— START OF SUPPLIED INFORMATION —

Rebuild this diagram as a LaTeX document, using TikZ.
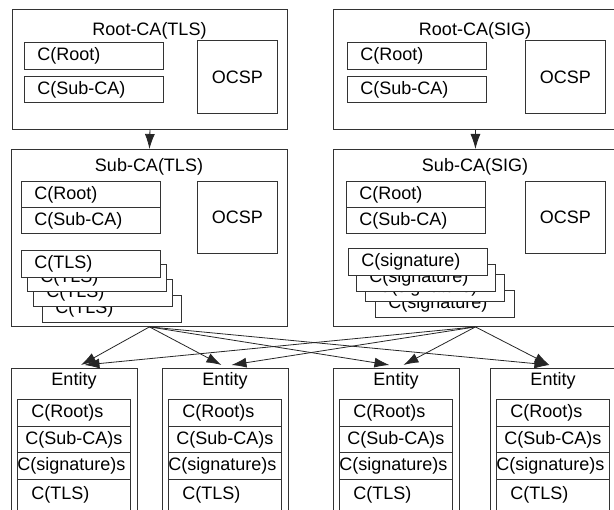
\documentclass[tikz,border=0pt]{standalone}
\usepackage{fontspec}
\setmainfont{Liberation Sans}
\usetikzlibrary{arrows.meta}
\begin{document}
\begin{tikzpicture}[x=1pt,y=-1pt,
  font=\fontsize{18}{20}\selectfont,
  box/.style={draw=black!80,line width=0.9pt,fill=white,anchor=north west,inner sep=0pt},
  cert/.style={box,inner xsep=13pt,text width=113pt,minimum height=27pt,align=left},
  ocsp/.style={box,minimum width=80pt,minimum height=73pt},
  row/.style={box,text width=113pt,minimum height=26.7pt,align=left},
  arr/.style={black!85,line width=0.8pt,-{Latex[length=15pt,width=10pt]}}]
\useasboundingbox (0,0) rectangle (614,510);
\clip (0,0) rectangle (614,510);

% root CAs
\node[box,minimum width=275pt,minimum height=120pt] (rootTLS) at (12,9) {};
\node (rootTLSt) at (149.5,31) {Root-CA(TLS)};
\node[cert,minimum height=27pt] (rootTLSr) at (24,42) {C(Root)};
\node[cert,minimum height=26pt] (rootTLSs) at (24,76) {C(Sub-CA)};
\node[ocsp] (rootTLSo) at (197,40) {OCSP};

\node[box,minimum width=284pt,minimum height=120pt] (rootSIG) at (333,9) {};
\node (rootSIGt) at (475,31) {Root-CA(SIG)};
\node[cert,minimum height=27pt] (rootSIGr) at (347,42) {C(Root)};
\node[cert,minimum height=26pt] (rootSIGs) at (347,76) {C(Sub-CA)};
\node[ocsp] (rootSIGo) at (525,40) {OCSP};

% sub CAs
\node[box,minimum width=276pt,minimum height=177pt] (subTLS) at (11,149) {};
\node (subTLSt) at (149,167) {Sub-CA(TLS)};
\node[cert,minimum height=26pt] (subTLSr) at (21,181) {C(Root)};
\node[cert,minimum height=26pt] (subTLSs) at (21,207) {C(Sub-CA)};
\node[ocsp,minimum height=72pt] (subTLSo) at (197,181) {OCSP};
\foreach \n/\x/\y in {4/42/295,3/33/279,2/27/264,1/21/250}{
  \node[cert] (tls\n) at (\x,\y) {C(TLS)};
}

\node[box,minimum width=284pt,minimum height=177pt] (subSIG) at (333,149) {};
\node (subSIGt) at (475,167) {Sub-CA(SIG)};
\node[cert,minimum height=26pt] (subSIGr) at (346,181) {C(Root)};
\node[cert,minimum height=26pt] (subSIGs) at (346,207) {C(Sub-CA)};
\node[ocsp,minimum height=72pt] (subSIGo) at (525,181) {OCSP};
\foreach \n/\x/\y in {4/375/290,3/365/274,2/356/264,1/348/248}{
  \node[cert] (sig\n) at (\x,\y) {C(signature)};
}

\draw[arr] (rootTLS.south) -- (subTLS.north);
\draw[arr] (rootSIG.south) -- (subSIG.north);

% entities
\foreach \e/\x in {1/11,2/162,3/333,4/490}{
  \node[box,minimum width=126pt,minimum height=160pt] (ent\e) at (\x,368) {};
  \node (ent\e t) at (\x+63,381) {Entity};
  \node[row] (ent\e a) at (\x+6,399) {\hspace*{14pt}C(Root)s};
  \node[row] (ent\e b) at (\x+6,425.7) {\hspace*{8pt}C(Sub-CA)s};
  \node[row] (ent\e c) at (\x+6,452.4) {C(signature)s};
  \node[row,minimum height=40pt,text depth=13pt] (ent\e d) at (\x+6,479.1) {\hspace*{14pt}C(TLS)};
}

\foreach \e/\a/\b in {1/6.5/10,2/-4/6,3/-7/7,4/-4/-4}{
  \draw[arr] (subTLS.south) -- ([xshift=\a pt,yshift=3pt]ent\e.north);
  \draw[arr] (subSIG.south) -- ([xshift=\b pt,yshift=3pt]ent\e.north);
}
\end{tikzpicture}
\end{document}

— END OF SUPPLIED INFORMATION —

INSTRUCTIONS TO FOLLOW =>
Every line of text is to be repeated exactly; pictures are left out.

ANSWER BELOW =>
Rebuild this diagram as a LaTeX document, using TikZ.
\documentclass[tikz,border=0pt]{standalone}
\usepackage{fontspec}
\setmainfont{Liberation Sans}
\usetikzlibrary{arrows.meta}
\begin{document}
\begin{tikzpicture}[x=1pt,y=-1pt,
  font=\fontsize{18}{20}\selectfont,
  box/.style={draw=black!80,line width=0.9pt,fill=white,anchor=north west,inner sep=0pt},
  cert/.style={box,inner xsep=13pt,text width=113pt,minimum height=27pt,align=left},
  ocsp/.style={box,minimum width=80pt,minimum height=73pt},
  row/.style={box,text width=113pt,minimum height=26.7pt,align=left},
  arr/.style={black!85,line width=0.8pt,-{Latex[length=15pt,width=10pt]}}]
\useasboundingbox (0,0) rectangle (614,510);
\clip (0,0) rectangle (614,510);

% root CAs
\node[box,minimum width=275pt,minimum height=120pt] (rootTLS) at (12,9) {};
\node (rootTLSt) at (149.5,31) {Root-CA(TLS)};
\node[cert,minimum height=27pt] (rootTLSr) at (24,42) {C(Root)};
\node[cert,minimum height=26pt] (rootTLSs) at (24,76) {C(Sub-CA)};
\node[ocsp] (rootTLSo) at (197,40) {OCSP};

\node[box,minimum width=284pt,minimum height=120pt] (rootSIG) at (333,9) {};
\node (rootSIGt) at (475,31) {Root-CA(SIG)};
\node[cert,minimum height=27pt] (rootSIGr) at (347,42) {C(Root)};
\node[cert,minimum height=26pt] (rootSIGs) at (347,76) {C(Sub-CA)};
\node[ocsp] (rootSIGo) at (525,40) {OCSP};

% sub CAs
\node[box,minimum width=276pt,minimum height=177pt] (subTLS) at (11,149) {};
\node (subTLSt) at (149,167) {Sub-CA(TLS)};
\node[cert,minimum height=26pt] (subTLSr) at (21,181) {C(Root)};
\node[cert,minimum height=26pt] (subTLSs) at (21,207) {C(Sub-CA)};
\node[ocsp,minimum height=72pt] (subTLSo) at (197,181) {OCSP};
\foreach \n/\x/\y in {4/42/295,3/33/279,2/27/264,1/21/250}{
  \node[cert] (tls\n) at (\x,\y) {C(TLS)};
}

\node[box,minimum width=284pt,minimum height=177pt] (subSIG) at (333,149) {};
\node (subSIGt) at (475,167) {Sub-CA(SIG)};
\node[cert,minimum height=26pt] (subSIGr) at (346,181) {C(Root)};
\node[cert,minimum height=26pt] (subSIGs) at (346,207) {C(Sub-CA)};
\node[ocsp,minimum height=72pt] (subSIGo) at (525,181) {OCSP};
\foreach \n/\x/\y in {4/375/290,3/365/274,2/356/264,1/348/248}{
  \node[cert] (sig\n) at (\x,\y) {C(signature)};
}

\draw[arr] (rootTLS.south) -- (subTLS.north);
\draw[arr] (rootSIG.south) -- (subSIG.north);

% entities
\foreach \e/\x in {1/11,2/162,3/333,4/490}{
  \node[box,minimum width=126pt,minimum height=160pt] (ent\e) at (\x,368) {};
  \node (ent\e t) at (\x+63,381) {Entity};
  \node[row] (ent\e a) at (\x+6,399) {\hspace*{14pt}C(Root)s};
  \node[row] (ent\e b) at (\x+6,425.7) {\hspace*{8pt}C(Sub-CA)s};
  \node[row] (ent\e c) at (\x+6,452.4) {C(signature)s};
  \node[row,minimum height=40pt,text depth=13pt] (ent\e d) at (\x+6,479.1) {\hspace*{14pt}C(TLS)};
}

\foreach \e/\a/\b in {1/6.5/10,2/-4/6,3/-7/7,4/-4/-4}{
  \draw[arr] (subTLS.south) -- ([xshift=\a pt,yshift=3pt]ent\e.north);
  \draw[arr] (subSIG.south) -- ([xshift=\b pt,yshift=3pt]ent\e.north);
}
\end{tikzpicture}
\end{document}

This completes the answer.